I think that using your voice is an incredibly potent thing that we all can do. It certainly goes beyond changing light bulbs and gives you much broader reach and much greater leverage.

Back to your question of feeling overwhelmed …

Q: Yes?

There have always been issues of dealing with adversity. We shouldn’t kid ourselves that this is easy. We shouldn’t deceive ourselves that this will be always pleasant or instantly profitable, and God knows we shouldn’t deceive ourselves into thinking it’s entertaining.

Important things have always meant confronting adversity and doing what was important, and the right thing at the time, as best you knew how to do.

When you’re confronting adversity, you can often feel despair.

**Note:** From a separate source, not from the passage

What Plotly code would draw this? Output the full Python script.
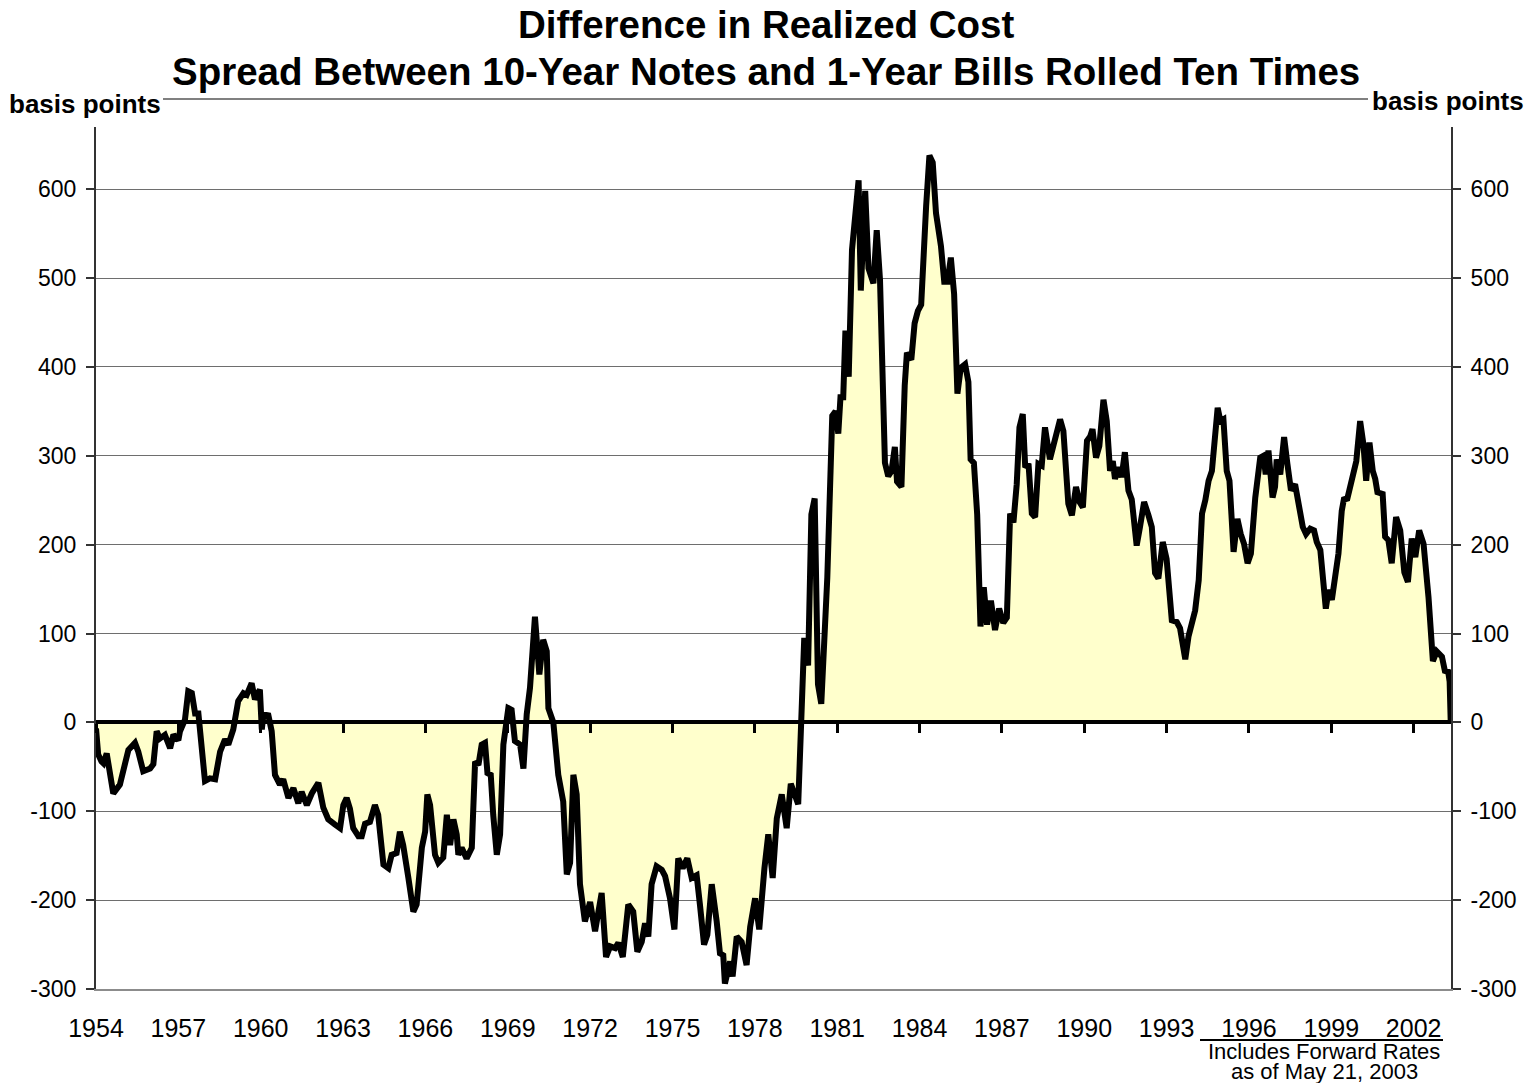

I learned early in the Extreme Ice Survey that you then have two choices, and those are the only ones you’re left with -- and one choice is in fact despair.

I can be despairing and then I can surround myself in skepticism, in cynicism and pessimism and indifference, or I can make a choice to be optimistic – “willed optimism,” if you give it a term.

Q: Researcher Shane Lopez has written a book about this -- he calls it hope and says hope is a choice.

I often don’t go with the word “hope,” because it seems too tender and grasping. To me, “optimism” is a more firm choice, where you are actually in charge of your life.

To me, it’s about willed optimism. I can be really depressed about this some days, and I mean that literally. Every single day of my life since I started into this climate-change business, I always have some period of time when I go, “God, this is hopeless” or “This is too hard” or “This is too expensive” or “This is depressing” or whatever.

But I always resort to just more or less pulling myself up by the scruff of the neck, mentally, shaking myself and saying, “No, no, that’s not where we’re going to go.”

We’re going to go toward willed optimism, and it’s only in that that you can make positive, forward progress, because the rest of it, the despair, just leaves you curled up in a corner and you don’t get anything done. There you are. You have a choice between willed optimism or despair, and I choose the willed optimism. That’s as well as I can say it.